Depuis la loi de bioéthique du 2 août 2021, la PMA est accessible à toutes les femmes, qu’elles soient en couple avec un homme, une autre femme, ou bien qu’elles soient célibataires [1]. Dans ces deux derniers cas de figure, elle aura nécessairement recours au sperme d’un donneur anonyme.
Dans le cas d’une femme qui prévoit l’implantation d’un embryon conçu avec le sperme de son conjoint dans le cadre d’un « projet parental de couple », que se passe-t-il si cet homme décède au cours de la procédure ? Il ne peut plus renouveler son consentement. C’est cette situation délicate qu’a dû affronter une patiente du CHU de Caen, qui a demandé à poursuivre son projet de maternité en dépit du décès de l’homme qui aurait été le père de son enfant (cf. PMA, GPA post-mortem : naître orphelin). Après deux requêtes rejetées par le tribunal administratif puis un autre rejet du Conseil d’État, (cf. « PMA post-mortem : le Conseil d’État valide l’interdiction française ») elle vient de soulever une question prioritaire de constitutionnalité (QPC).
La PMA « désormais destinée à répondre à un projet parental »
La requérante « soutient que les dispositions du 1° du quatrième alinéa de l’article L. 2141-2 du code de la santé publique, applicables au litige, méconnaissent les articles 2 et 6 de la Déclaration des droits de l’homme et du citoyen du 26 août 1789 [2] et le dixième alinéa du préambule de la Constitution du 27 octobre 1946 »[3]
Dans sa décision rendue le 25 février [4], la 1e Chambre du Conseil d’Etat statue que : « Si, avant l’entrée en vigueur de la loi du 2 août 2021, l’assistance médicale à la procréation avait pour objet de remédier à l’infertilité d’un couple ou d’éviter la transmission à l’enfant ou à un membre du couple d’une maladie d’une particulière gravité, (…) elle est désormais destinée à répondre à un projet parental ; lorsque ce projet parental est celui d’un couple, les deux membres du couple doivent consentir préalablement à l’insémination artificielle ou au transfert des embryons. »
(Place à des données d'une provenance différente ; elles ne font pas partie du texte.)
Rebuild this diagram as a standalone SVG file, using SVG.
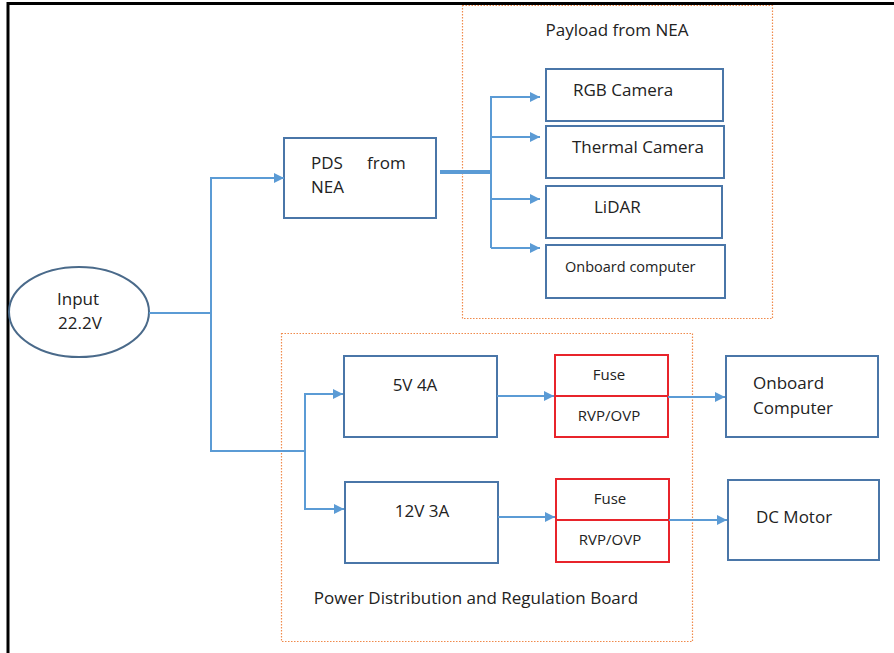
<svg xmlns="http://www.w3.org/2000/svg" width="894" height="653" viewBox="0 0 894 653">
<defs>
<marker id="arr" viewBox="0 0 10 10" refX="10" refY="5" markerWidth="10" markerHeight="10" markerUnits="userSpaceOnUse" orient="auto">
<path d="M0,0 L10,5 L0,10 z" fill="#5B9BD5"/>
</marker>
</defs>
<style>
text{font-family:"Open Sans","Liberation Sans",sans-serif;fill:#222;font-size:17px}
.box{fill:#fff;stroke:#4A76A8;stroke-width:2}
.red{fill:#fff;stroke:#E8242B;stroke-width:2}
.grp{fill:none;stroke:#F08A4B;stroke-width:1.2;stroke-dasharray:1.5 1.5}
.c{fill:none;stroke:#5B9BD5;stroke-width:2}
.sm{font-size:15px}
.xs{font-size:14.5px}
</style>
<rect width="894" height="653" fill="#fff"/>
<path d="M8,653 V3.5 H894" fill="none" stroke="#000" stroke-width="3"/>
<g id="payload-group">
<rect class="grp" x="462.5" y="5.5" width="310" height="313"/>
<text x="617" y="36" text-anchor="middle">Payload from NEA</text>
</g>
<g id="pdrb-group">
<rect class="grp" x="281.5" y="333.5" width="411" height="308"/>
<text x="476" y="604" text-anchor="middle">Power Distribution and Regulation Board</text>
</g>
<g id="input">
<ellipse cx="79" cy="312" rx="70" ry="45" fill="#fff" stroke="#4A6A8A" stroke-width="2"/>
<text x="78" y="305" text-anchor="middle">Input</text>
<text x="80" y="329" text-anchor="middle">22.2V</text>
</g>
<g id="pds">
<rect class="box" x="284" y="138" width="152" height="80"/>
<text x="311" y="169">PDS</text>
<text x="367" y="169">from</text>
<text x="311" y="193">NEA</text>
</g>
<g id="rgb">
<rect class="box" x="546" y="69" width="177" height="52"/>
<text x="573" y="96">RGB Camera</text>
</g>
<g id="thermal">
<rect class="box" x="546" y="126" width="178" height="52"/>
<text x="572" y="153">Thermal Camera</text>
</g>
<g id="lidar">
<rect class="box" x="546" y="186" width="176" height="52"/>
<text x="594" y="213">LiDAR</text>
</g>
<g id="onboard-payload">
<rect class="box" x="546" y="245" width="179" height="53"/>
<text x="565" y="272" class="xs">Onboard computer</text>
</g>
<g id="v5">
<rect class="box" x="344" y="356" width="153" height="81"/>
<text x="415" y="391" text-anchor="middle">5V 4A</text>
</g>
<g id="v12">
<rect class="box" x="345" y="482" width="153" height="81"/>
<text x="422" y="517" text-anchor="middle">12V 3A</text>
</g>
<g id="fuse1">
<rect class="red" x="555" y="355" width="113" height="82"/>
<line x1="555" y1="396" x2="668" y2="396" stroke="#E8242B" stroke-width="2"/>
<text x="609" y="380" text-anchor="middle" class="sm">Fuse</text>
<text x="609" y="421" text-anchor="middle" class="sm">RVP/OVP</text>
</g>
<g id="fuse2">
<rect class="red" x="556" y="479" width="113" height="83"/>
<line x1="556" y1="520" x2="669" y2="520" stroke="#E8242B" stroke-width="2"/>
<text x="610" y="504" text-anchor="middle" class="sm">Fuse</text>
<text x="610" y="545" text-anchor="middle" class="sm">RVP/OVP</text>
</g>
<g id="onboard-computer">
<rect class="box" x="726" y="356" width="152" height="81"/>
<text x="753" y="389">Onboard</text>
<text x="753" y="414">Computer</text>
</g>
<g id="dc-motor">
<rect class="box" x="728" y="480" width="151" height="80"/>
<text x="794" y="523" text-anchor="middle">DC Motor</text>
</g>
<g id="connectors">
<path class="c" d="M149,313 H211"/>
<path class="c" d="M211,313 V178 H284" marker-end="url(#arr)"/>
<path class="c" d="M211,313 V451 H305" stroke="#8DB6E0"/>
<path class="c" d="M305,451 V394 H343" marker-end="url(#arr)"/>
<path class="c" d="M305,451 V509 H344" marker-end="url(#arr)"/>
<path d="M440,172 H491" fill="none" stroke="#5B9BD5" stroke-width="4"/>
<path class="c" d="M491,248 V97 H540" marker-end="url(#arr)"/>
<path class="c" d="M491,137 H540" marker-end="url(#arr)"/>
<path class="c" d="M491,199 H540" marker-end="url(#arr)"/>
<path class="c" d="M491,248 H540" marker-end="url(#arr)"/>
<path class="c" d="M497,396 H554" marker-end="url(#arr)"/>
<path class="c" d="M668,397 H725" marker-end="url(#arr)"/>
<path class="c" d="M498,517 H555" marker-end="url(#arr)"/>
<path class="c" d="M669,520 H727" marker-end="url(#arr)"/>
</g>
</svg>
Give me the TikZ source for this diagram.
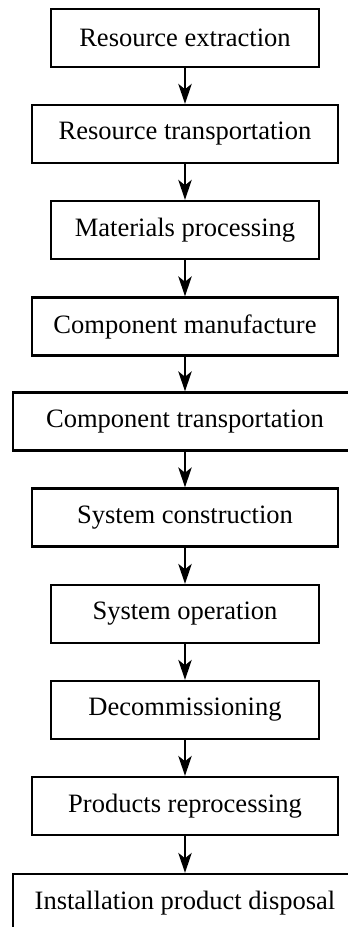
\documentclass[tikz,border=0pt]{standalone}
\usepackage{fontspec}
\setmainfont{Liberation Serif}
\usetikzlibrary{arrows.meta,positioning}

\begin{document}
\begin{tikzpicture}[x=0.75pt,y=-0.75pt,
  stage/.style={draw,line width=1.6pt,minimum width=#1,minimum height=43.5pt,
    inner sep=0pt,font=\fontsize{19.9}{24}\selectfont},
  >={Stealth[length=15pt,width=10pt,inset=4pt]}]
  \useasboundingbox (0,0) rectangle (347,927);
  % life cycle stages, top to bottom
  \node [stage=201pt,name=extract] at (185,38) {Resource extraction};
  \node [stage=229pt,name=rtrans] at (185,134) {Resource transportation};
  \node [stage=201pt,name=matproc] at (185,230) {Materials processing};
  \node [stage=229pt,name=compman] at (185,326.5) {Component manufacture};
  \node [stage=258pt,name=ctrans] at (185,421.5) {Component transportation};
  \node [stage=229pt,name=constr] at (185,517.5) {System construction};
  \node [stage=201pt,name=oper] at (185,614) {System operation};
  \node [stage=201pt,name=decomm] at (185,710) {Decommissioning};
  \node [stage=229pt,name=reproc] at (185,806) {Products reprocessing};
  \node [stage=258pt,name=dispose] at (185,903) {Installation product disposal};
  \draw [line width=1.6pt,->] (extract) -- (rtrans);
  \draw [line width=1.6pt,->] (rtrans) -- (matproc);
  \draw [line width=1.6pt,->] (matproc) -- (compman);
  \draw [line width=1.6pt,->] (compman) -- (ctrans);
  \draw [line width=1.6pt,->] (ctrans) -- (constr);
  \draw [line width=1.6pt,->] (constr) -- (oper);
  \draw [line width=1.6pt,->] (oper) -- (decomm);
  \draw [line width=1.6pt,->] (decomm) -- (reproc);
  \draw [line width=1.6pt,->] (reproc) -- (dispose);
\end{tikzpicture}
\end{document}
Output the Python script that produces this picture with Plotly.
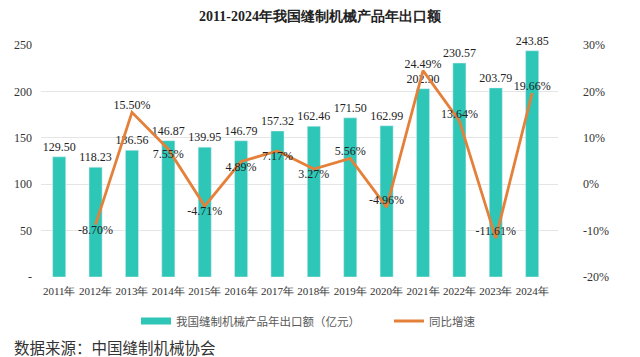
import plotly.graph_objects as go

years = ["2011年", "2012年", "2013年", "2014年", "2015年", "2016年", "2017年",
         "2018年", "2019年", "2020年", "2021年", "2022年", "2023年", "2024年"]
export_values = [129.50, 118.23, 136.56, 146.87, 139.95, 146.79, 157.32,
                 162.46, 171.50, 162.99, 202.90, 230.57, 203.79, 243.85]
growth_years = years[1:]
growth_rates = [-8.70, 15.50, 7.55, -4.71, 4.89, 7.17, 3.27, 5.56, -4.96,
                24.49, 13.64, -11.61, 19.66]
growth_label_pos = ["bottom center", "top center", "bottom center", "bottom center",
                    "bottom center", "bottom center", "bottom center", "top center",
                    "top center", "top center", "top center", "top center", "top center"]

left_ticks = [0, 50, 100, 150, 200, 250]
left_ticktext = ["-", "50", "100", "150", "200", "250"]
right_ticks = [-20, -10, 0, 10, 20, 30]
right_ticktext = ["-20%", "-10%", "0%", "10%", "20%", "30%"]

bar_name = "我国缝制机械产品年出口额（亿元）"
line_name = "同比增速"
bar_color = "#2EC6B7"
line_color = "#E5803A"

serif = "Liberation Serif"
W, H = 640, 357
ML, MR, MT, MB = 41, 82, 45, 80
PW, PH = W - ML - MR, H - MT - MB

fig = go.Figure()
fig.add_trace(go.Bar(
    x=years, y=export_values, name=bar_name, showlegend=False,
    marker=dict(color=bar_color),
    text=[f"{v:.2f}" for v in export_values], textposition="outside",
    constraintext="none",
    textfont=dict(family=serif, size=12, color="#222222"),
    cliponaxis=False,
))
# legend entry for the bars (wide flat swatch like the reference)
fig.add_trace(go.Scatter(
    x=[None], y=[None], name=bar_name, mode="lines",
    line=dict(color=bar_color, width=7), showlegend=True,
))
fig.add_trace(go.Scatter(
    x=growth_years, y=growth_rates, name=line_name, yaxis="y2",
    mode="lines+text", line=dict(color=line_color, width=2.8),
    text=[f"{v:.2f}%" for v in growth_rates], textposition=growth_label_pos,
    textfont=dict(family=serif, size=12, color="#222222"),
    cliponaxis=False,
))

fig.update_layout(
    width=W, height=H,
    margin=dict(l=ML, r=MR, t=MT, b=MB, autoexpand=False),
    paper_bgcolor="white", plot_bgcolor="white",
    title=dict(text="<b>2011-2024年我国缝制机械产品年出口额</b>",
               x=0.5, xanchor="center", y=1 - 16 / H, yanchor="middle",
               font=dict(family=serif, size=14, color="#222222")),
    bargap=0.64,
    xaxis=dict(tickfont=dict(family=serif, size=11, color="#333333"),
               tickangle=0, showgrid=False, showline=False, ticks="",
               ticklabelstandoff=6),
    yaxis=dict(range=[0, 250], tickvals=left_ticks, ticktext=left_ticktext,
               gridcolor="#e5e5e5", zeroline=False, ticklabelstandoff=8,
               tickfont=dict(family=serif, size=12, color="#333333")),
    yaxis2=dict(range=[-20, 30], tickvals=right_ticks, ticktext=right_ticktext,
                overlaying="y", side="right", showgrid=False, zeroline=False,
                ticklabelstandoff=24,
                tickfont=dict(family=serif, size=12, color="#333333")),
    legend=dict(orientation="h", x=(136 - ML) / PW, xanchor="left",
                y=-(321 - (MT + PH)) / PH, yanchor="middle",
                entrywidth=208, entrywidthmode="pixels",
                font=dict(family="Noto Sans CJK SC", size=11.5, color="#595959"),
                traceorder="normal", bgcolor="rgba(0,0,0,0)"),
    showlegend=True,
)
fig.add_annotation(text="数据来源：中国缝制机械协会", xref="paper", yref="paper",
                   x=(12 - ML) / PW, xanchor="left",
                   y=-(347 - (MT + PH)) / PH, yanchor="middle",
                   showarrow=False,
                   font=dict(family="Noto Sans CJK SC", size=15.5, color="#333333"))

fig.write_html("out.html", config={"displayModeBar": False},
               post_script="document.body.style.margin='0';")
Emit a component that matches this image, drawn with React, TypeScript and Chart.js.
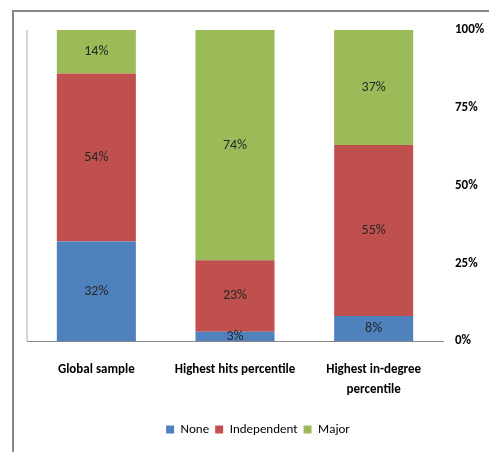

Ainsi, le Conseil considère que « la situation d’une femme, membre d’un couple ayant conçu en commun un projet parental, dont la poursuite est subordonnée au maintien de ce projet, du consentement des deux membres du couple et de leurs liens de couple, interrompu par le décès du conjoint, destiné à devenir parent de l’enfant, est différente de celle d’une femme non mariée qui a conçu seule, dès l’origine, un projet parental à l’issue duquel l’enfant n’aura qu’une filiation maternelle ». Dès lors, « il ne peut en tout état de cause être regardé comme ayant, ce faisant, dans l’exercice de sa compétence, méconnu le droit au respect de la vie privée garanti par l’article 2 de la Déclaration des droits de l’homme et du citoyen ou le droit à une vie familiale normale garanti par le dixième alinéa du préambule de la Constitution du 27 octobre 1946. »
Considérant que « la question de constitutionnalité soulevée (…) ne présente pas un caractère sérieux », le Conseil d’Etat conclut qu’« il n’y a, par suite, pas lieu de la renvoyer au Conseil constitutionnel ».
[1] Loi du 2 août 2021 relative à la bioéthique, https://www.vie-publique.fr/loi/268659-loi-2-aout-2021-bioethique-pma
[2] L’article 2 dispose que : « Le but de toute association politique est la conservation des droits naturels et imprescriptibles de l’Homme. Ces droits sont la liberté, la propriété, la sûreté, et la résistance à l’oppression. ». L’article 6 dispose quant à lui que : « La loi est l’expression de la volonté générale. Tous les citoyens ont droit de concourir personnellement, ou par leurs représentants, à sa formation. Elle doit être la même pour tous, soit qu’elle protège, soit qu’elle punisse. Tous les citoyens étant égaux à ses yeux sont également admissibles à toutes dignités, places et emplois publics, selon leur capacité, et sans autre distinction que celle de leurs vertus et de leurs talents ».
[3] Le dixième alinéa du préambule de la Constitution du 27 octobre 1946 dispose que « La Nation assure à l’individu et à la famille les conditions nécessaires à leur développement » et garantit le droit de mener une vie familiale normale.